I removed this part from the book and instead rewrote the 20 pages into lyrics, keeping some of the dialogue to be sung in the songs. We were really going for a true concept album like Pink Floyd's "The Wall," Genesis' "The Lamb Lies Down on Broadway," or The Who's "Quadrophenia." An album that is really, just on big song; a story put to music.
It was also the first album, of the now-7 albums I have written, where the lyrics were written first, and THEN the band put music to what was happening in the story. Up until "Retribution," every song was completely finished musically, and I would come in and write the lyrics and vocal melody around the preexisting music. This time, as a band, we had to verbalize what was going on in the "scene" and then write the music to that action.
In the studio we added sound effects to accent what's going on in the scene: alarm clocks, sound of people eating, a woman moaning, footsteps on stairs, firetrucks etc. That was a lot of fun to drop those in the songs throughout. This was also the most keyboards I had written/played on an album since Drop Kick Jesus' album "Splatterguts," which came out in 1998, so it was also a lot of fun to get behind the keyboard and compose again.
As soon as the album was finished, that was also the birth of a totally new live show for Transpose. Gone were the random order of songs from the first album. Our shows were now "Retribution" from start to finish, and then our encore; which was about three songs from the first album. We moved the songs from the firs album to the end of the show, and performed the new album in its entirety as the meat of the live shows. We toured pretty extensively on the "Retribution" album for two years.

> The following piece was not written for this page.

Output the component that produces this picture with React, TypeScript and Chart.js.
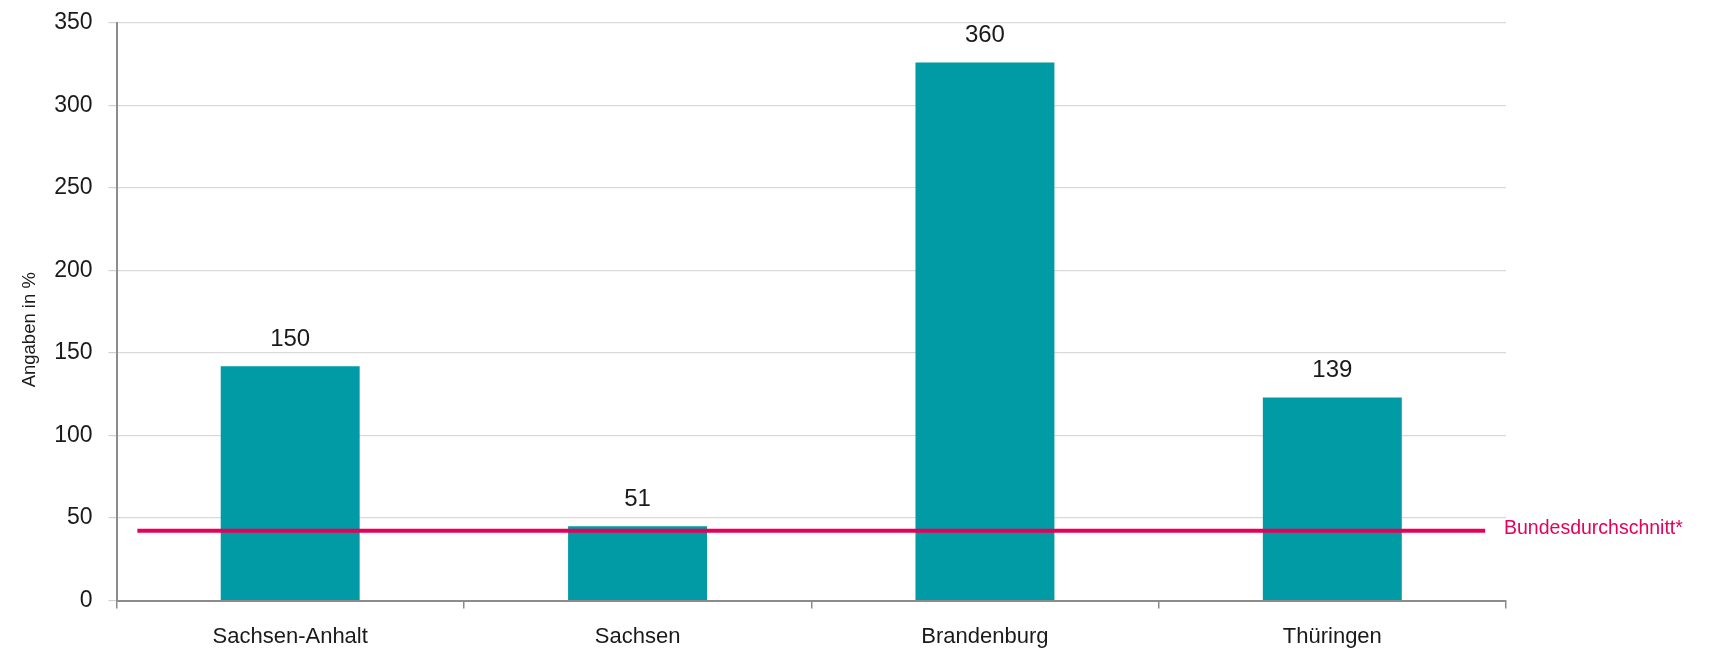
import React, { useEffect, useRef } from 'react';
import { Chart, registerables } from 'chart.js';

Chart.register(...registerables);

const categories = ['Sachsen-Anhalt', 'Sachsen', 'Brandenburg', 'Thüringen'];
const barValues = [142, 45, 326, 123];
const barLabels = ['150', '51', '360', '139'];
const averageValue = 42.3;
const averageLabel = 'Bundesdurchschnitt*';
const yAxisTitle = 'Angaben in %';
const yMin = 0;
const yMax = 350;
const yStep = 50;

const FONT = '"Liberation Sans", Arial, sans-serif';
const TEXT = '#1a1a1a';
const BAR = '#009ba4';
const PINK = '#e5005a';

const overlayPlugin = {
  id: 'overlay',
  afterDatasetsDraw(chart: any) {
    const ctx = chart.ctx;
    const x = chart.scales.x;
    const y = chart.scales.y;
    const meta = chart.getDatasetMeta(0);
    ctx.save();
    // value labels above bars
    ctx.font = `24px ${FONT}`;
    ctx.fillStyle = TEXT;
    ctx.textAlign = 'center';
    ctx.textBaseline = 'middle';
    meta.data.forEach((bar: any, i: number) => {
      ctx.fillText(barLabels[i], bar.x, bar.y - 27);
    });
    // average line
    const ly = y.getPixelForValue(averageValue);
    const x0 = x.getPixelForValue(-0.44);
    const x1 = x.getPixelForValue(categories.length - 1 + 0.44);
    ctx.strokeStyle = PINK;
    ctx.lineWidth = 4;
    ctx.beginPath();
    ctx.moveTo(x0, ly);
    ctx.lineTo(x1, ly);
    ctx.stroke();
    ctx.font = `19.5px ${FONT}`;
    ctx.fillStyle = PINK;
    ctx.textAlign = 'left';
    ctx.fillText(averageLabel, x.right - 2, ly - 2);
    // y axis title
    ctx.translate(30, (y.top + y.bottom) / 2 + 18);
    ctx.rotate(-Math.PI / 2);
    ctx.font = `18.5px ${FONT}`;
    ctx.fillStyle = TEXT;
    ctx.textAlign = 'center';
    ctx.textBaseline = 'middle';
    ctx.fillText(yAxisTitle, 0, 0);
    ctx.restore();
  },
};

export default function App() {
  const ref = useRef<HTMLCanvasElement>(null);
  useEffect(() => {
    if (!ref.current) return;
    const chart = new Chart(ref.current, {
      type: 'bar',
      data: {
        labels: categories,
        datasets: [
          {
            data: barValues,
            backgroundColor: BAR,
            borderWidth: 0,
            barPercentage: 0.4,
            categoryPercentage: 1.0,
          },
        ],
      },
      options: {
        responsive: false,
        animation: false,
        layout: { padding: { top: 23, right: 218, left: 0, bottom: 0 } },
        plugins: { legend: { display: false }, tooltip: { enabled: false } },
        scales: {
          x: {
            afterFit: (s: any) => {
              s.height = 50.5;
              s.paddingLeft = 0;
              s.paddingRight = 0;
            },
            grid: {
              display: true,
              drawOnChartArea: false,
              drawTicks: true,
              tickLength: 8,
              color: '#8c8c8c',
              lineWidth: 1.5,
            },
            border: { display: true, color: '#8c8c8c', width: 2 },
            ticks: {
              font: { family: FONT, size: 22 },
              color: TEXT,
              padding: 15,
            },
          },
          y: {
            min: yMin,
            max: yMax,
            afterFit: (s: any) => {
              s.width = 116.5;
              s.paddingTop = 0;
              s.paddingBottom = 0;
            },
            ticks: {
              stepSize: yStep,
              font: { family: FONT, size: 23 },
              color: TEXT,
              padding: 16,
            },
            grid: {
              color: '#d9d9d9',
              lineWidth: 1.2,
              tickLength: 8,
              tickColor: '#d0d0d0',
            },
            border: { display: true, color: '#8c8c8c', width: 2 },
          },
        },
      },
      plugins: [overlayPlugin],
    });
    return () => chart.destroy();
  }, []);
  return (
    <canvas
      ref={ref}
      width={1724}
      height={651}
      style={{ position: 'absolute', left: 0, top: 0, width: 1724, height: 651 }}
    />
  );
}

I even made a film to go along with the album, a visually journey of the story as the album plays. That can be found here on my site or on YouTube. We would play the film at our merch table during the tours and shows.
I have been a part of 7 albums in my musical career total, and "Retribution," still to this day, is the album I am most proud of than any other album I have written. I don't know what the future will bring in regards to how I will feel about future albums, but this one will always be super special to me. It was one of those albums where I felt everything just clicked, the whole way through. And not just because it was the first time one of my stories had been turned into an album, that I could sing every night on stage.
Oh, and we also recorded a cover of Digital Underground's "The Humpty Dance" during the recording sessions and added it as a hidden bonus track on the album. Ha!